--- Problem ---
Leaving out every picture, quote the data below exactly as it appears.

--- Dataset content ---
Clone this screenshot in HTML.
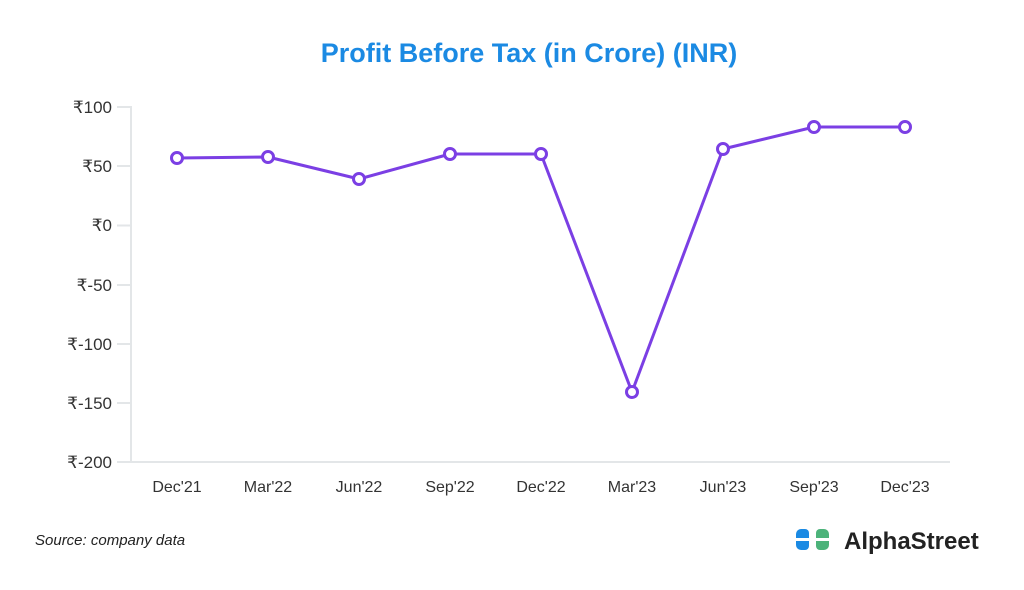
<!DOCTYPE html>
<html><head><meta charset="utf-8"><style>
body{margin:0;background:#fff;width:1024px;height:585px;overflow:hidden;font-family:"Liberation Sans",sans-serif}
</style></head><body>
<svg width="1024" height="585" viewBox="0 0 1024 585" xmlns="http://www.w3.org/2000/svg">
<text x="529" y="62" text-anchor="middle" font-size="27" font-weight="bold" fill="#1b8ae3" font-family="Liberation Sans, sans-serif">Profit Before Tax (in Crore) (INR)</text>
<g stroke="#e3e6e8" stroke-width="2" fill="none">
<line x1="131" y1="106" x2="131" y2="462"/>
<line x1="131" y1="462" x2="950" y2="462"/>
<line x1="117" y1="107" x2="131" y2="107"/>
<line x1="117" y1="166" x2="131" y2="166"/>
<line x1="117" y1="225.5" x2="131" y2="225.5"/>
<line x1="117" y1="285" x2="131" y2="285"/>
<line x1="117" y1="344" x2="131" y2="344"/>
<line x1="117" y1="403" x2="131" y2="403"/>
<line x1="117" y1="462" x2="131" y2="462"/>
</g>
<g font-size="17" fill="#333" text-anchor="end" font-family="Liberation Sans, DejaVu Sans, sans-serif">
<text x="112" y="113">₹100</text><text x="112" y="172">₹50</text><text x="112" y="231">₹0</text>
<text x="112" y="291">₹-50</text><text x="112" y="350">₹-100</text><text x="112" y="409">₹-150</text><text x="112" y="468">₹-200</text>
</g>
<g font-size="16" fill="#333" text-anchor="middle">
<text x="177" y="492">Dec'21</text><text x="268" y="492">Mar'22</text><text x="359" y="492">Jun'22</text>
<text x="450" y="492">Sep'22</text><text x="541" y="492">Dec'22</text><text x="632" y="492">Mar'23</text>
<text x="723" y="492">Jun'23</text><text x="814" y="492">Sep'23</text><text x="905" y="492">Dec'23</text>
</g>
<polyline fill="none" stroke="#7b3fe4" stroke-width="3" stroke-linejoin="round" points="177,158 268,157 359,179 450,154 541,154 632,392 723,149 814,127 905,127"/>
<g fill="#fff" stroke="#7b3fe4" stroke-width="3">
<circle cx="177" cy="158" r="5.5"/><circle cx="268" cy="157" r="5.5"/><circle cx="359" cy="179" r="5.5"/>
<circle cx="450" cy="154" r="5.5"/><circle cx="541" cy="154" r="5.5"/><circle cx="632" cy="392" r="5.5"/>
<circle cx="723" cy="149" r="5.5"/><circle cx="814" cy="127" r="5.5"/><circle cx="905" cy="127" r="5.5"/>
</g>
<text x="35" y="545" font-size="15" font-style="italic" fill="#222">Source: company data</text>
<g>
<path d="M796,538 v-4 a5,5 0 0 1 5,-5 h4 a4,4 0 0 1 4,4 v5 z" fill="#1b8ae3"/>
<path d="M796,541 h13 v5 a4,4 0 0 1 -4,4 h-4 a5,5 0 0 1 -5,-5 z" fill="#1b8ae3"/>
<path d="M829,538 v-4 a5,5 0 0 0 -5,-5 h-4 a4,4 0 0 0 -4,4 v5 z" fill="#4cb37a"/>
<path d="M829,541 h-13 v5 a4,4 0 0 0 4,4 h4 a5,5 0 0 0 5,-5 z" fill="#4cb37a"/>
</g>
<text x="844" y="549" font-size="24" font-weight="bold" fill="#222">AlphaStreet</text>
</svg>
</body></html>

--- Task response ---
Clone this screenshot in HTML.
<!DOCTYPE html>
<html><head><meta charset="utf-8"><style>
body{margin:0;background:#fff;width:1024px;height:585px;overflow:hidden;font-family:"Liberation Sans",sans-serif}
</style></head><body>
<svg width="1024" height="585" viewBox="0 0 1024 585" xmlns="http://www.w3.org/2000/svg">
<text x="529" y="62" text-anchor="middle" font-size="27" font-weight="bold" fill="#1b8ae3" font-family="Liberation Sans, sans-serif">Profit Before Tax (in Crore) (INR)</text>
<g stroke="#e3e6e8" stroke-width="2" fill="none">
<line x1="131" y1="106" x2="131" y2="462"/>
<line x1="131" y1="462" x2="950" y2="462"/>
<line x1="117" y1="107" x2="131" y2="107"/>
<line x1="117" y1="166" x2="131" y2="166"/>
<line x1="117" y1="225.5" x2="131" y2="225.5"/>
<line x1="117" y1="285" x2="131" y2="285"/>
<line x1="117" y1="344" x2="131" y2="344"/>
<line x1="117" y1="403" x2="131" y2="403"/>
<line x1="117" y1="462" x2="131" y2="462"/>
</g>
<g font-size="17" fill="#333" text-anchor="end" font-family="Liberation Sans, DejaVu Sans, sans-serif">
<text x="112" y="113">₹100</text><text x="112" y="172">₹50</text><text x="112" y="231">₹0</text>
<text x="112" y="291">₹-50</text><text x="112" y="350">₹-100</text><text x="112" y="409">₹-150</text><text x="112" y="468">₹-200</text>
</g>
<g font-size="16" fill="#333" text-anchor="middle">
<text x="177" y="492">Dec'21</text><text x="268" y="492">Mar'22</text><text x="359" y="492">Jun'22</text>
<text x="450" y="492">Sep'22</text><text x="541" y="492">Dec'22</text><text x="632" y="492">Mar'23</text>
<text x="723" y="492">Jun'23</text><text x="814" y="492">Sep'23</text><text x="905" y="492">Dec'23</text>
</g>
<polyline fill="none" stroke="#7b3fe4" stroke-width="3" stroke-linejoin="round" points="177,158 268,157 359,179 450,154 541,154 632,392 723,149 814,127 905,127"/>
<g fill="#fff" stroke="#7b3fe4" stroke-width="3">
<circle cx="177" cy="158" r="5.5"/><circle cx="268" cy="157" r="5.5"/><circle cx="359" cy="179" r="5.5"/>
<circle cx="450" cy="154" r="5.5"/><circle cx="541" cy="154" r="5.5"/><circle cx="632" cy="392" r="5.5"/>
<circle cx="723" cy="149" r="5.5"/><circle cx="814" cy="127" r="5.5"/><circle cx="905" cy="127" r="5.5"/>
</g>
<text x="35" y="545" font-size="15" font-style="italic" fill="#222">Source: company data</text>
<g>
<path d="M796,538 v-4 a5,5 0 0 1 5,-5 h4 a4,4 0 0 1 4,4 v5 z" fill="#1b8ae3"/>
<path d="M796,541 h13 v5 a4,4 0 0 1 -4,4 h-4 a5,5 0 0 1 -5,-5 z" fill="#1b8ae3"/>
<path d="M829,538 v-4 a5,5 0 0 0 -5,-5 h-4 a4,4 0 0 0 -4,4 v5 z" fill="#4cb37a"/>
<path d="M829,541 h-13 v5 a4,4 0 0 0 4,4 h4 a5,5 0 0 0 5,-5 z" fill="#4cb37a"/>
</g>
<text x="844" y="549" font-size="24" font-weight="bold" fill="#222">AlphaStreet</text>
</svg>
</body></html>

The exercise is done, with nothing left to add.